**EXERCISE INSTRUCTIONS:**
Data follows below. Repeat exactly the lines between the line holding "What TikZ code" and the line holding "(r2) at (268,425);", inclusive, and nothing more; drop pictures.

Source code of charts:

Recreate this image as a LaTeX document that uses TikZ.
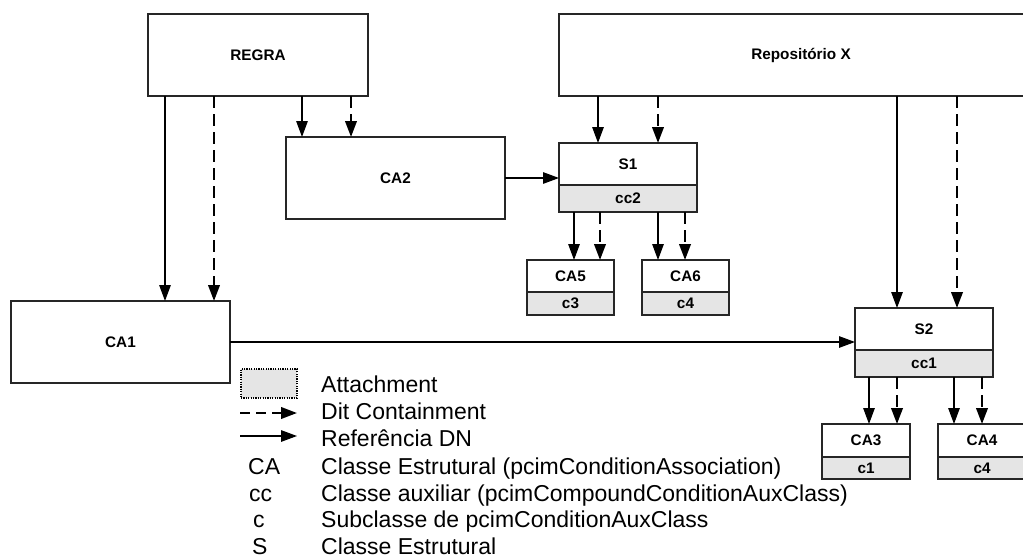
\documentclass[tikz,border=0pt]{standalone}
\usepackage{fontspec}
\setmainfont{Liberation Sans}
\usetikzlibrary{arrows.meta}
\tikzset{
  box/.style={draw=black!85, line width=1.1pt, rectangle, inner sep=0pt, outer sep=0pt,
    anchor=north west, font=\bfseries\fontsize{15.3}{18}\selectfont},
  attbox/.style={box, fill=gray!20},
  refarr/.style={line width=1.3pt, -{Triangle[length=16pt,width=11.5pt]}},
  ditarr/.style={line width=2.3pt, dash pattern=on 12pt off 6pt, -{Triangle[length=16pt,width=11.5pt]}},
  legtxt/.style={anchor=base west, inner sep=0pt, font=\fontsize{23}{27}\selectfont},
}
\begin{document}
\begin{tikzpicture}[x=1pt,y=-1pt]
\useasboundingbox (0,0) rectangle (1023,557);
% boxes
\node[box, minimum width=220pt, minimum height=82pt] (regra) at (148,14) {REGRA};
\node[box, minimum width=484pt, minimum height=82pt] (repo) at (559,14) {Repositório X};
\node[box, minimum width=219pt, minimum height=82pt] (ca2) at (286,137) {CA2};
\node[box, minimum width=219pt, minimum height=82pt] (ca1) at (11,301) {CA1};
\node[box, minimum width=138pt, minimum height=42pt] (s1) at (559,143) {S1};
\node[attbox, minimum width=138pt, minimum height=27pt] (s1c) at (559,185) {cc2};
\node[box, minimum width=87pt, minimum height=32pt] (ca5) at (527,260) {CA5};
\node[attbox, minimum width=87pt, minimum height=23pt] (ca5c) at (527,292) {c3};
\node[box, minimum width=87pt, minimum height=32pt] (ca6) at (642,260) {CA6};
\node[attbox, minimum width=87pt, minimum height=23pt] (ca6c) at (642,292) {c4};
\node[box, minimum width=138pt, minimum height=42pt] (s2) at (855,308) {S2};
\node[attbox, minimum width=138pt, minimum height=27pt] (s2c) at (855,350) {cc1};
\node[box, minimum width=88pt, minimum height=33pt] (ca3) at (822,424) {CA3};
\node[attbox, minimum width=88pt, minimum height=22pt] (ca3c) at (822,457) {c1};
\node[box, minimum width=88pt, minimum height=33pt] (ca4) at (938,424) {CA4};
\node[attbox, minimum width=88pt, minimum height=22pt] (ca4c) at (938,457) {c4};
% REGRA connectors
\draw[refarr] ([xshift=17pt]regra.south west) -- ([xshift=154pt]ca1.north west);
\draw[ditarr] ([xshift=66pt]regra.south west) -- ([xshift=203pt]ca1.north west);
\draw[refarr] ([xshift=154pt]regra.south west) -- ([xshift=16pt]ca2.north west);
\draw[ditarr] ([xshift=203pt]regra.south west) -- ([xshift=65pt]ca2.north west);
% Repositorio connectors
\draw[refarr] ([xshift=39pt]repo.south west) -- ([xshift=39pt]s1.north west);
\draw[ditarr] ([xshift=99pt]repo.south west) -- ([xshift=99pt]s1.north west);
\draw[refarr] ([xshift=338pt]repo.south west) -- ([xshift=42pt]s2.north west);
\draw[ditarr] ([xshift=398pt]repo.south west) -- ([xshift=102pt]s2.north west);
% S1 children
\draw[refarr] ([xshift=15pt]s1c.south west) -- ([xshift=47pt]ca5.north west);
\draw[ditarr] ([xshift=41pt]s1c.south west) -- ([xshift=73pt]ca5.north west);
\draw[refarr] ([xshift=99pt]s1c.south west) -- ([xshift=16pt]ca6.north west);
\draw[ditarr] ([xshift=126pt]s1c.south west) -- ([xshift=43pt]ca6.north west);
% S2 children
\draw[refarr] ([xshift=14pt]s2c.south west) -- ([xshift=47pt]ca3.north west);
\draw[ditarr] ([xshift=42pt]s2c.south west) -- ([xshift=75pt]ca3.north west);
\draw[refarr] ([xshift=99pt]s2c.south west) -- ([xshift=16pt]ca4.north west);
\draw[ditarr] ([xshift=127pt]s2c.south west) -- ([xshift=44pt]ca4.north west);
% horizontal references
\draw[refarr] (ca2.east) -- (ca2.east -| s1.west);
\draw[refarr] (ca1.east) -- (ca1.east -| s2.west);
% legend
\node[draw=black, line width=1.6pt, dash pattern=on 1.2pt off 1.2pt, fill=gray!20, minimum width=56pt,
  minimum height=29pt, inner sep=0pt, outer sep=0pt, anchor=north west] (legatt) at (241,369) {};
\coordinate (ld1) at (240,413);
\coordinate (ld2) at (297,413);
\draw[ditarr, dash pattern=on 10pt off 6pt] (ld1) -- (ld2);
\coordinate (lr1) at (240,436);
\coordinate (lr2) at (297,436);
\draw[refarr] (lr1) -- (lr2);
\node[legtxt] (t1) at (321,392) {Attachment};
\node[legtxt] (t2) at (321,419) {Dit Containment};
\node[legtxt] (t3) at (321,446.5) {Referência DN};
\node[legtxt] (t4) at (321,474) {Classe Estrutural (pcimConditionAssociation)};
\node[legtxt] (t5) at (321,501) {Classe auxiliar (pcimCompoundConditionAuxClass)};
\node[legtxt] (t6) at (321,527.5) {Subclasse de pcimConditionAuxClass};
\node[legtxt] (t7) at (321,554) {Classe Estrutural};
\node[legtxt] (a1) at (248,474) {CA};
\node[legtxt] (a2) at (249,501) {cc};
\node[legtxt] (a3) at (253,527.5) {c};
\node[legtxt] (a4) at (252,554) {S};
\end{tikzpicture}
\end{document}
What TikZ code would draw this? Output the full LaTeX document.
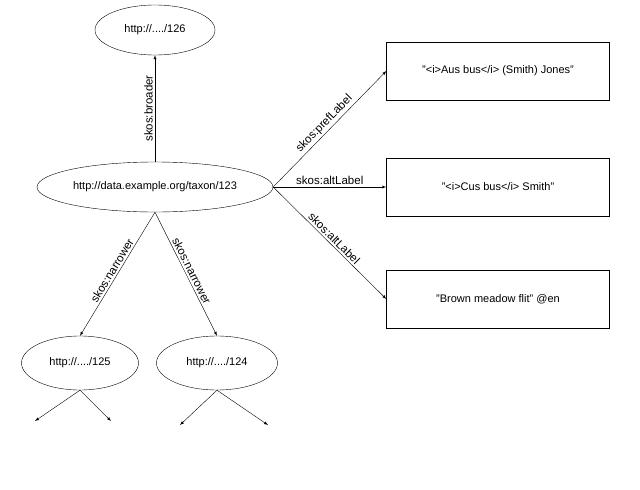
\documentclass[tikz,border=0pt]{standalone}
\usepackage{fontspec}
\setmainfont{Liberation Sans}
\usetikzlibrary{shapes,arrows,positioning,calc}

\begin{document}
\begin{tikzpicture}[x=1pt, y=-1pt, font=\fontsize{11}{13}\selectfont]

% Styles for resources and literals
\tikzstyle{resource}=[ellipse, draw=black, thin, inner sep=0pt]
\tikzstyle{literal}=[rectangle, draw=black, thin, minimum width=223pt, minimum height=58pt]
\tikzstyle{link}=[-latex, thin]
\tikzstyle{lbl}=[font=\fontsize{11.5}{13}\selectfont, sloped, above, inner sep=2pt]

\useasboundingbox (0,0) rectangle (640,490);

% Resources
\node[resource, minimum width=120pt, minimum height=50pt] (top) at (155,30) {http://..../126};
\node[resource, minimum width=236pt, minimum height=50pt] (taxon) at (155,187) {http://data.example.org/taxon/123};
\node[resource, minimum width=117pt, minimum height=54pt] (left) at (80,363) {http://..../125};
\node[resource, minimum width=121pt, minimum height=54pt] (right) at (217,363) {http://..../124};

% Literals
\node[literal] (pref) at (498,71) {"<i>Aus bus</i> (Smith) Jones"};
\node[literal] (alt1) at (498,187) {"<i>Cus bus</i> Smith"};
\node[literal] (alt2) at (498,299) {"Brown meadow flit" @en};

% Free ends below the leaves
\coordinate (l1) at (35,421);
\coordinate (l2) at (111,421);
\coordinate (r1) at (180,425);
\coordinate (r2) at (268,425);

% Arrows
\draw[link] (taxon.north) -- node[font=\fontsize{11.5}{13}\selectfont, rotate=90, anchor=south, inner sep=2pt] {skos:broader} (top.south);
\draw[link] (taxon.east) -- node[lbl] {skos:prefLabel} (pref.west);
\draw[link] (taxon.east) -- node[lbl] {skos:altLabel} (alt1.west);
\draw[link] (taxon.east) -- node[lbl] {skos:altLabel} (alt2.west);
\draw[link] (taxon.south) -- node[lbl] {skos:narrower} (left.north);
\draw[link] (taxon.south) -- node[lbl] {skos:narrower} (right.north);

\draw[link] (left.south) -- (l1);
\draw[link] (left.south) -- (l2);
\draw[link] (right.south) -- (r1);
\draw[link] (right.south) -- (r2);

\end{tikzpicture}
\end{document}
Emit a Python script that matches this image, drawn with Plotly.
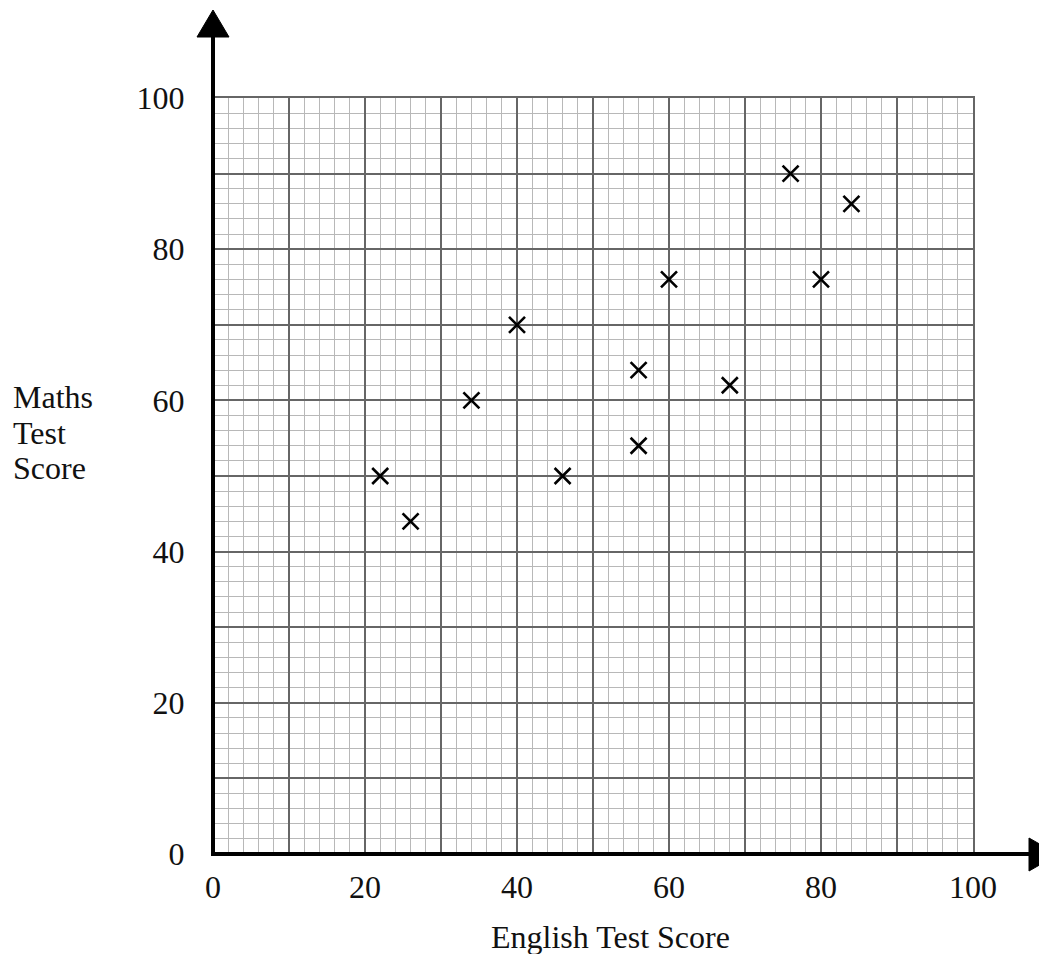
import plotly.graph_objects as go

# Data
english = [22, 26, 34, 40, 46, 56, 56, 60, 68, 76, 80, 84]
maths = [50, 44, 60, 70, 50, 64, 54, 76, 62, 90, 76, 86]
tick_vals = [0, 20, 40, 60, 80, 100]
grid_vals = [0, 10, 20, 30, 40, 50, 60, 70, 80, 90, 100]

OFF = 8  # default page body margin
W, H = 1047 - OFF, 954 - OFF
L, R, T, B = 213 - OFF, 74, 98 - OFF, 100
PW, PH = W - L - R, H - T - B
X0, Y1 = 213, 854  # plot-area left and bottom in window pixels
FONT = "Liberation Serif, Times New Roman, serif"
FS = 32

def px(x):
    return (x - X0) / PW

def py(y):
    return (Y1 - y) / PH

fig = go.Figure()
fig.add_trace(go.Scatter(
    x=english, y=maths, mode="markers",
    marker=dict(symbol="x-thin", size=16, color="black",
                line=dict(width=2.6, color="black")),
    hoverinfo="x+y", showlegend=False,
))

labels = [str(v) if v in tick_vals else "" for v in grid_vals]
axis_common = dict(
    range=[0, 100], tickvals=grid_vals, ticktext=labels,
    showgrid=True, gridcolor="#666666", gridwidth=2,
    minor=dict(dtick=2, showgrid=True, gridcolor="#b8b8b8", gridwidth=1),
    zeroline=False, showline=True, mirror=True, linecolor="#666666", linewidth=2,
    ticks="outside", tickcolor="rgba(0,0,0,0)",
    tickfont=dict(family=FONT, size=FS, color="#111"),
    fixedrange=True,
)
fig.update_xaxes(**axis_common, ticklen=4)
fig.update_yaxes(**axis_common, ticklen=20)

shapes = [
    # y axis line
    dict(type="line", xref="paper", yref="paper", x0=px(213), x1=px(213),
         y0=py(856), y1=py(36), line=dict(color="black", width=4)),
    # x axis line
    dict(type="line", xref="paper", yref="paper", x0=px(211), x1=px(1030),
         y0=py(854), y1=py(854), line=dict(color="black", width=4)),
    # y arrow head
    dict(type="path", xref="paper", yref="paper",
         path=f"M {px(197)} {py(37)} L {px(213)} {py(10)} L {px(229)} {py(37)} Z",
         fillcolor="black", line=dict(color="black", width=1)),
    # x arrow head
    dict(type="path", xref="paper", yref="paper",
         path=f"M {px(1029)} {py(838)} L {px(1058)} {py(854.5)} L {px(1029)} {py(871)} Z",
         fillcolor="black", line=dict(color="black", width=1)),
]
fig.update_layout(shapes=shapes)

annotations = [
    dict(text="English Test Score", x=px(610), y=py(937), xref="paper", yref="paper",
         xanchor="center", yanchor="middle", showarrow=False,
         font=dict(family=FONT, size=FS, color="#111")),
]
for txt, yc in [("Maths", 397), ("Test", 433), ("Score", 468)]:
    annotations.append(dict(text=txt, x=px(11), y=py(yc), xref="paper", yref="paper",
                            xanchor="left", yanchor="middle", showarrow=False,
                            font=dict(family=FONT, size=FS, color="#111")))
fig.update_layout(annotations=annotations)

fig.update_layout(
    width=W, height=H,
    margin=dict(l=L, r=R, t=T, b=B, pad=0),
    paper_bgcolor="white", plot_bgcolor="white",
    showlegend=False,
)

fig.write_html("out.html")
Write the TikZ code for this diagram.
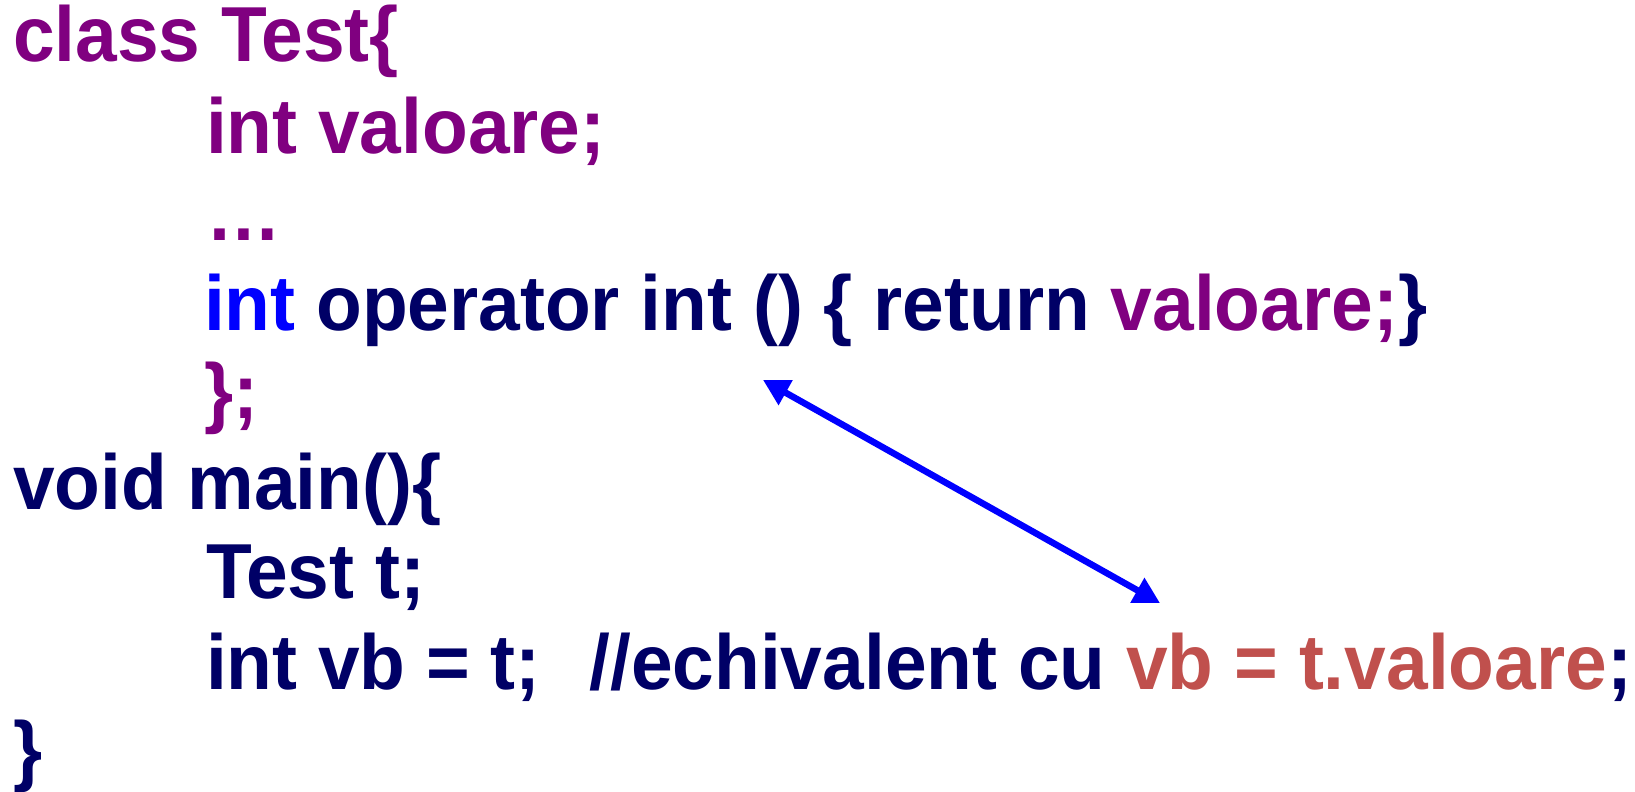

**RESULT OF THE EXERCISE:**
What TikZ code would draw this? Output the full LaTeX document.
\documentclass[tikz,border=0pt]{standalone}
\usepackage{fontspec}
\setmainfont{Liberation Sans}
\usetikzlibrary{shapes,arrows,positioning,calc}

\begin{document}
\begin{tikzpicture}[x=1pt, y=-1pt, font=\fontsize{11}{13}\selectfont]

% Styles for resources and literals
\tikzstyle{resource}=[ellipse, draw=black, thin, inner sep=0pt]
\tikzstyle{literal}=[rectangle, draw=black, thin, minimum width=223pt, minimum height=58pt]
\tikzstyle{link}=[-latex, thin]
\tikzstyle{lbl}=[font=\fontsize{11.5}{13}\selectfont, sloped, above, inner sep=2pt]

\useasboundingbox (0,0) rectangle (640,490);

% Resources
\node[resource, minimum width=120pt, minimum height=50pt] (top) at (155,30) {http://..../126};
\node[resource, minimum width=236pt, minimum height=50pt] (taxon) at (155,187) {http://data.example.org/taxon/123};
\node[resource, minimum width=117pt, minimum height=54pt] (left) at (80,363) {http://..../125};
\node[resource, minimum width=121pt, minimum height=54pt] (right) at (217,363) {http://..../124};

% Literals
\node[literal] (pref) at (498,71) {"<i>Aus bus</i> (Smith) Jones"};
\node[literal] (alt1) at (498,187) {"<i>Cus bus</i> Smith"};
\node[literal] (alt2) at (498,299) {"Brown meadow flit" @en};

% Free ends below the leaves
\coordinate (l1) at (35,421);
\coordinate (l2) at (111,421);
\coordinate (r1) at (180,425);
\coordinate (r2) at (268,425);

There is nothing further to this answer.